What a tariff is
A tariff is a tax applied to goods imported into the United States. It is collected by U.S. Customs and Border Protection when products enter the country and is generally paid by the importer of record — usually a U.S.-based company. That company may absorb the cost, pass it along to retailers and consumers, negotiate lower prices from foreign suppliers, or some combination of the three. Tariffs can be set as a flat amount per unit or, more commonly, as a percentage of the import's value.
Who sets tariff policy
Article I of the Constitution gives Congress the power to lay and collect duties on imports. Over the past century, Congress has delegated substantial authority to the president to adjust tariffs in specific circumstances. The Trade Act of 1974 allows the president to respond to unfair foreign trade practices, and Section 232 of the Trade Expansion Act of 1962 permits tariffs on imports deemed a threat to national security. Other statutes, including emergency economic powers laws, have also been invoked to impose duties. Courts have at times reviewed the scope of these delegations.
How tariffs are used in negotiations
Tariffs are often used as leverage in trade talks. The recent U.S.–European Union agreement is one example: most EU exports to the United States face tariffs capped at 15%, replacing the prospect of higher rates that had been floated during negotiations. The EU is the United States' largest combined trading partner in goods and services, with bilateral trade exceeding $975 billion in 2024, according to the U.S. Trade Representative. The size of that relationship is one reason such agreements draw close attention from businesses and policymakers.
The case for tariffs
Supporters argue tariffs can protect domestic manufacturers from foreign competitors that benefit from lower wages, weaker environmental rules, or government subsidies. They point to industries such as steel, aluminum, and semiconductors as areas where domestic production is tied to national security and supply-chain resilience. Tariffs also raise federal revenue: the Tax Foundation estimated in 2025 that broad new tariffs could bring in hundreds of billions of dollars over a decade. Proponents say tariff revenue can offset other taxes or fund domestic priorities.
The case against tariffs
Critics argue tariffs function as a tax that ultimately falls on U.S. importers and, in many cases, consumers through higher prices.

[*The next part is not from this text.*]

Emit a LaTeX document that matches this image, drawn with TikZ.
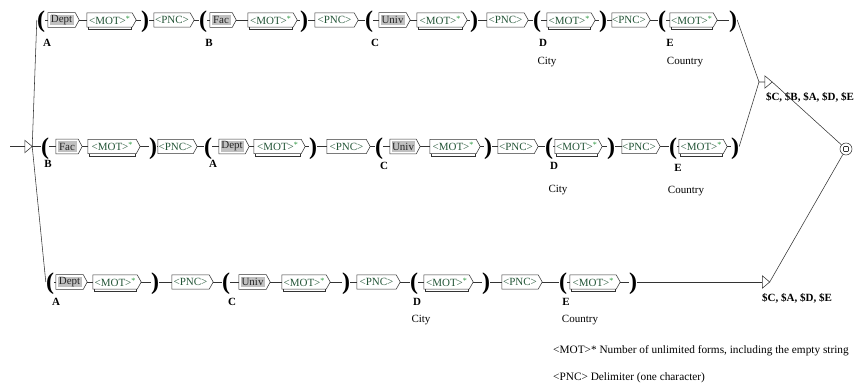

They warn that tariffs can invite retaliation from trading partners, hurting U.S. exporters, especially farmers and manufacturers reliant on global supply chains. Studies from groups including the Tax Foundation, Peterson Institute, and Congressional Budget Office have generally projected that broad tariffs would reduce GDP growth, though the size of the effect varies by model and by which retaliatory measures are assumed.
What "primary tool" means in practice
Trade policy includes many instruments beyond tariffs: free-trade agreements, export controls, subsidies for domestic industries, investment screening, and participation in bodies like the World Trade Organization. Making tariffs the "primary" tool would represent a shift from the post-1945 U.S. approach, which generally emphasized lowering trade barriers through negotiated agreements. Voters weighing the question are essentially being asked how to balance protection of specific domestic industries and revenue collection against the cost effects and diplomatic trade-offs that tariffs can produce.
What to watch
Key indicators in the tariff debate include consumer prices for affected goods, manufacturing employment and output, federal customs revenue, retaliatory measures by other countries, and the terms of new trade agreements. Court rulings on the scope of presidential tariff authority and congressional proposals to reclaim or reaffirm that authority are also part of the ongoing policy landscape.